Pointing out that Disney is a launchpad for these fresh-faced kids, he says that it's when they get signed that the real work starts, to figure out their brand. Of course, the pressure to intersect with Disney in various ways — in crossover shows, albums and singing careers, video games — probably makes these post-pubescent kids feel like they have no identity. "It's incredibly demanding to be a 15-year-old kid and live your life in the public eye," Marsh admits. "At the end of the day, they're talented but they're regular teenagers and we're asking so much of them and it's nearly impossible to carry the weight of your fans on your shoulders."

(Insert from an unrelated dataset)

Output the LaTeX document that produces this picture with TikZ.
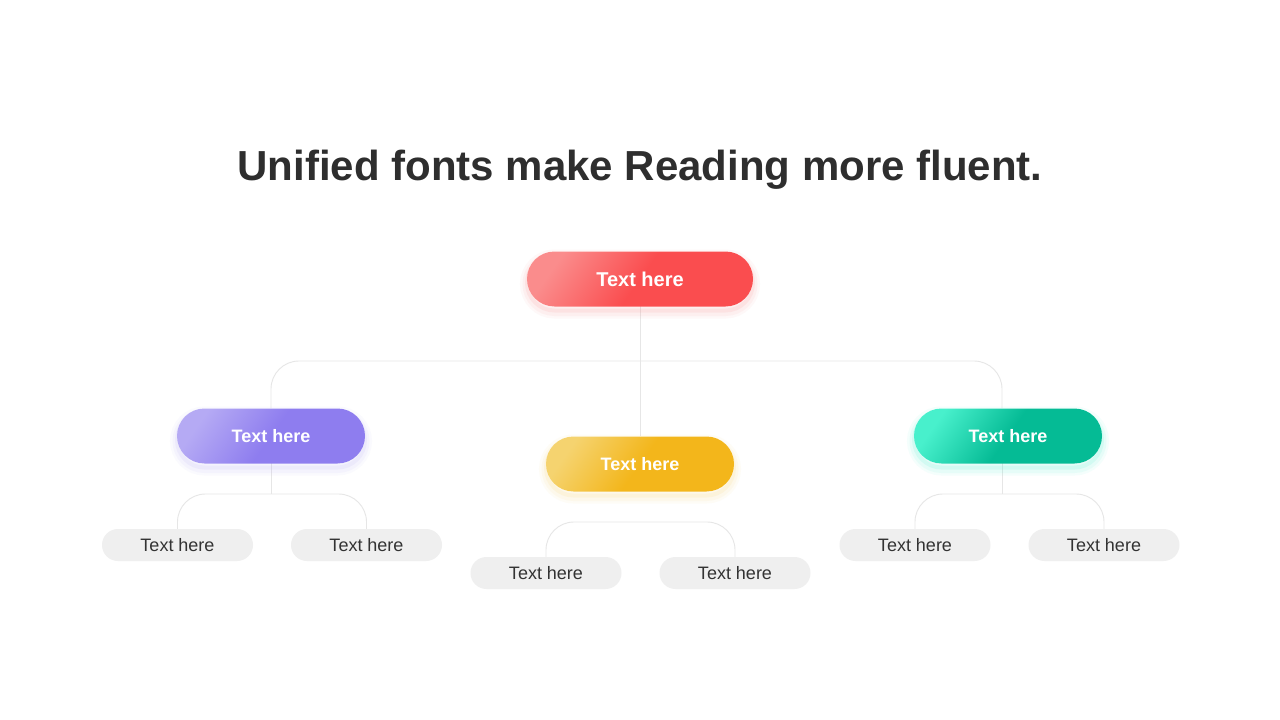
\documentclass[tikz,border=0pt]{standalone}
\usepackage{fontspec}
\setmainfont{Liberation Sans}
\usetikzlibrary{calc}
\definecolor{redL}{HTML}{FA8C8C}
\definecolor{redD}{HTML}{FA4D4F}
\definecolor{purL}{HTML}{B5AAF4}
\definecolor{purD}{HTML}{8E7DEF}
\definecolor{yelL}{HTML}{F5D36F}
\definecolor{yelD}{HTML}{F3B61B}
\definecolor{teaL}{HTML}{48F0CC}
\definecolor{teaD}{HTML}{05BB95}
\definecolor{leafgray}{HTML}{EFEFEF}
\definecolor{linegray}{HTML}{E6E6E6}
\definecolor{txtdark}{HTML}{333333}
\definecolor{titledark}{HTML}{2E2E2E}
\tikzset{
  pill/.style n args={3}{rectangle, rounded corners=27.5pt, minimum height=55pt,
     minimum width=#1, left color=#2, right color=#3, middle color=#3, shading angle=55,
     text=white, font=\bfseries\fontsize{18pt}{20pt}\selectfont,
     preaction={draw=#2, draw opacity=0.06, line width=14pt, transform canvas={yshift=-5pt}},
     preaction={draw=#2, draw opacity=0.08, line width=9pt, transform canvas={yshift=-5pt}},
     preaction={draw=#2, draw opacity=0.12, line width=4pt, transform canvas={yshift=-4pt}}},
  leaf/.style={rectangle, rounded corners=16pt, minimum height=32pt, minimum width=151pt,
     fill=leafgray, text=txtdark, font=\fontsize{18pt}{20pt}\selectfont},
  conn/.style={draw=linegray, line width=0.9pt, rounded corners=28pt},
}
\begin{document}
\begin{tikzpicture}[x=1pt,y=-1pt]
\useasboundingbox[fill=white] (0,0) rectangle (1280,720);
\node[text=titledark, font=\bfseries\fontsize{42pt}{46pt}\selectfont] (title) at (640,170) {Unified fonts make Reading more fluent.};
% connectors
\coordinate (rTop) at (1002,408);
\coordinate (rBot) at (1002,463);
\coordinate (lJ) at (271,494);
\coordinate (rJ) at (1002,494);
\draw[conn] (271,408) -- (271,361) -- (1002,361) -- (rTop);
\draw[conn] (640,306) -- (640,436);
\draw[conn] (271,463) -- (lJ);
\draw[conn] (177.5,529) -- (177.5,494) -- (366.5,494) -- (366.5,529);
\draw[conn] (546,557) -- (546,522) -- (735,522) -- (735,557);
\draw[conn] (rBot) -- (rJ);
\draw[conn] (915,529) -- (915,494) -- (1104,494) -- (1104,529);
% main nodes
\node[pill={226pt}{redL}{redD}, font=\bfseries\fontsize{20pt}{22pt}\selectfont] (T) at (640,279) {Text here};
\node[pill={188pt}{purL}{purD}] (L) at (271,436) {Text here};
\node[pill={188pt}{yelL}{yelD}] (M) at (640,464) {Text here};
\node[pill={188pt}{teaL}{teaD}] (R) at (1008,436) {Text here};
% leaves
\node[leaf] (l1) at (177.5,545) {Text here};
\node[leaf] (l2) at (366.5,545) {Text here};
\node[leaf] (m1) at (546,573) {Text here};
\node[leaf] (m2) at (735,573) {Text here};
\node[leaf] (r1) at (915,545) {Text here};
\node[leaf] (r2) at (1104,545) {Text here};
\end{tikzpicture}
\end{document}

What most surprised me about Marsh is what sounds like his emphasis on self-preservation. He says that while the network is obviously very involved in its stars' lives, "at the end of the day, it's the parents who really have to be parents. We give them all of the tools they might need, but the network is not responsible for raising their children." That's difficult to swallow when you have famewhores like Dina Lohan and (if the rumors are to be believed) Dianna Hart De La Garza pushing their kids into partying and working them to exhaustion. But whatever baggage you brought to the network, and whatever you carry beyond it once your show gets cancelled, is not Disney's problem.
In case you think I'm putting words in his mouth, Marsh addresses dear Demi and her ongoing struggle with her eating disorder:
"Would our lives be easier if everyone was the perfect poster child? Of course. Do I know that's not a reality? I do. Someone like Demi is an unbelievably talented young woman who had some challenges in her life from before we met her and will probably have those challenges far into the future. It's not fair, if that's the right way to express it, to lay that at the feet of the network that discovered her."

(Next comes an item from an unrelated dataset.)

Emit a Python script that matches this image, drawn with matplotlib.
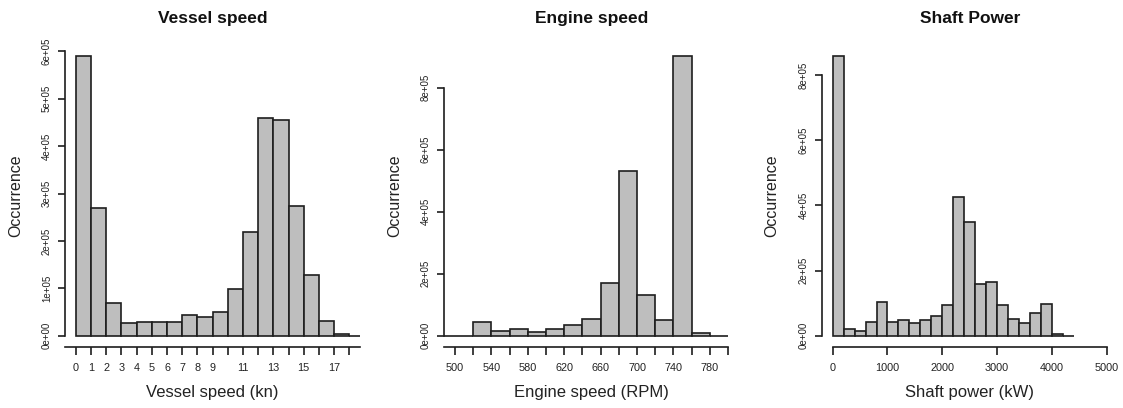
import numpy as np
import matplotlib
matplotlib.use("Agg")
import matplotlib.pyplot as plt

plt.rcParams['font.family'] = ['Liberation Sans', 'DejaVu Sans']

# ---------------- data ----------------
vessel_edges = list(range(0, 20))                       # knots, bins of 1
vessel_counts = [591000, 269000, 69000, 27000, 29000, 29000, 29000, 44000,
                 39000, 51000, 99000, 219000, 459000, 456000, 273000, 129000,
                 32000, 3500, 0]
vessel_ticks = list(range(0, 19))
vessel_ticklabels = ['0', '1', '2', '3', '4', '5', '6', '7', '8', '9', '',
                     '11', '', '13', '', '15', '', '17', '']

engine_edges = list(range(480, 801, 20))                # RPM, bins of 20
engine_counts = [0, 0, 45000, 17000, 23000, 13000, 23000, 35000, 55000,
                 169000, 531000, 132000, 50000, 903000, 8600, 0]
engine_ticks = list(range(500, 801, 20))
engine_ticklabels = ['500', '', '540', '', '580', '', '620', '', '660', '',
                     '700', '', '740', '', '780', '']

shaft_edges = list(range(0, 4401, 200))                 # kW, bins of 200
shaft_counts = [859000, 21000, 16000, 43000, 103000, 43000, 47000, 39000,
                47000, 61000, 95000, 427000, 348000, 160000, 164000, 95000,
                52000, 39000, 69000, 99000, 4000, 0]
shaft_ticks = [0, 1000, 2000, 3000, 4000, 5000]
shaft_ticklabels = ['0', '1000', '2000', '3000', '4000', '5000']

y_ticks_vessel = [0, 100000, 200000, 300000, 400000, 500000, 600000]
y_ticks_other = [0, 200000, 400000, 600000, 800000]

titles = ['Vessel speed', 'Engine speed', 'Shaft Power']
xlabels = ['Vessel speed (kn)', 'Engine speed (RPM)', 'Shaft power (kW)']
ylabel = 'Occurrence'

# ---------------- layout ----------------
W, H = 1123, 408
fig = plt.figure(figsize=(W / 100, H / 100), dpi=100)

panels = [
    dict(edges=vessel_edges, counts=vessel_counts, xt=vessel_ticks,
         xtl=vessel_ticklabels, yt=y_ticks_vessel, xlim=(-0.72, 18.72),
         xspan=(-0.72, 18.72), left=65.0, width=295.2),
    dict(edges=engine_edges, counts=engine_counts, xt=engine_ticks,
         xtl=engine_ticklabels, yt=y_ticks_other, xlim=(488, 812),
         xspan=(488, 800), left=444.0, width=295.0),
    dict(edges=shaft_edges, counts=shaft_counts, xt=shaft_ticks,
         xtl=shaft_ticklabels, yt=y_ticks_other, xlim=(-200, 5200),
         xspan=(0, 5000), left=821.7, width=296.0),
]

ax_top_px, ax_bot_px = 44.5, 347.0
txt = '#222222'

def ysci(v):
    return '%.0e' % v

for i, p in enumerate(panels):
    ax = fig.add_axes([p['left'] / W, (H - ax_bot_px) / H, p['width'] / W,
                       (ax_bot_px - ax_top_px) / H])
    edges = np.array(p['edges'], dtype=float)
    counts = np.array(p['counts'], dtype=float)
    ax.bar(edges[:-1], counts, width=np.diff(edges), align='edge',
           color='#BEBEBE', edgecolor='#1e1e1e', linewidth=1.2)
    ymax = counts.max()
    ax.set_ylim(-0.04 * ymax, 1.04 * ymax)
    ax.set_xlim(*p['xlim'])

    for s in ['top', 'right']:
        ax.spines[s].set_visible(False)
    for s in ['left', 'bottom']:
        ax.spines[s].set_linewidth(1.2)
        ax.spines[s].set_color('#1e1e1e')
    ax.spines['left'].set_bounds(p['yt'][0], p['yt'][-1])
    ax.spines['bottom'].set_bounds(*p['xspan'])

    ax.set_xticks(p['xt'])
    ax.set_xticklabels(p['xtl'])
    ax.set_yticks(p['yt'])
    ax.set_yticklabels([ysci(v) for v in p['yt']])
    ax.tick_params(axis='both', direction='out', length=5.4, width=1.2,
                   color='#1e1e1e', labelcolor=txt)
    ax.tick_params(axis='x', labelsize=7.8, pad=6.0)
    ax.tick_params(axis='y', labelsize=7.0, pad=4.0, labelrotation=90)
    for lab in ax.get_yticklabels():
        lab.set_verticalalignment('center')
    for lab in ax.get_xticklabels() + ax.get_yticklabels():
        lab.set_fontweight('medium')

    # axis labels
    ax.set_ylabel(ylabel, fontsize=11.5, color=txt)
    ax.yaxis.set_label_coords(-42.0 / p['width'], 0.5)
    ax.set_xlabel(xlabels[i], fontsize=12, color=txt)
    ax.xaxis.set_label_coords(0.5, -(385.0 - ax_bot_px) / (ax_bot_px - ax_top_px))

    # title
    fig.text((p['left'] + p['width'] / 2) / W, 1 - 18.5 / H, titles[i],
             ha='center', va='center', fontsize=12.5, fontweight='bold',
             color='#111111')

fig.savefig('out.png', dpi=100)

As we learned from Demi's MTV documentary Stay Strong, the girl has had body issues since she was a child. Consider again that stars like Demi come to Disney to be molded when they're still impressionable teenagers who likely feel uncomfortable in their own skin and then are asked to broadcast this charismatic, branded persona. Should Disney take more blame for the ways in which their business model might have pushed kids or even warped them? I don't know.
What I definitely didn't expect to read about was Shia LaBeouf being among the more well-adjusted of the bunch. Marsh shares a sweet anecdote about how he wrote Shia's recommendation letter for college, only for the Even Stevens star to call him up and ask for advice whether he should take a random action movie called Transformers. Even though Marsh wasn't these kids' parents, he undoubtedly had just as powerful an effect on them.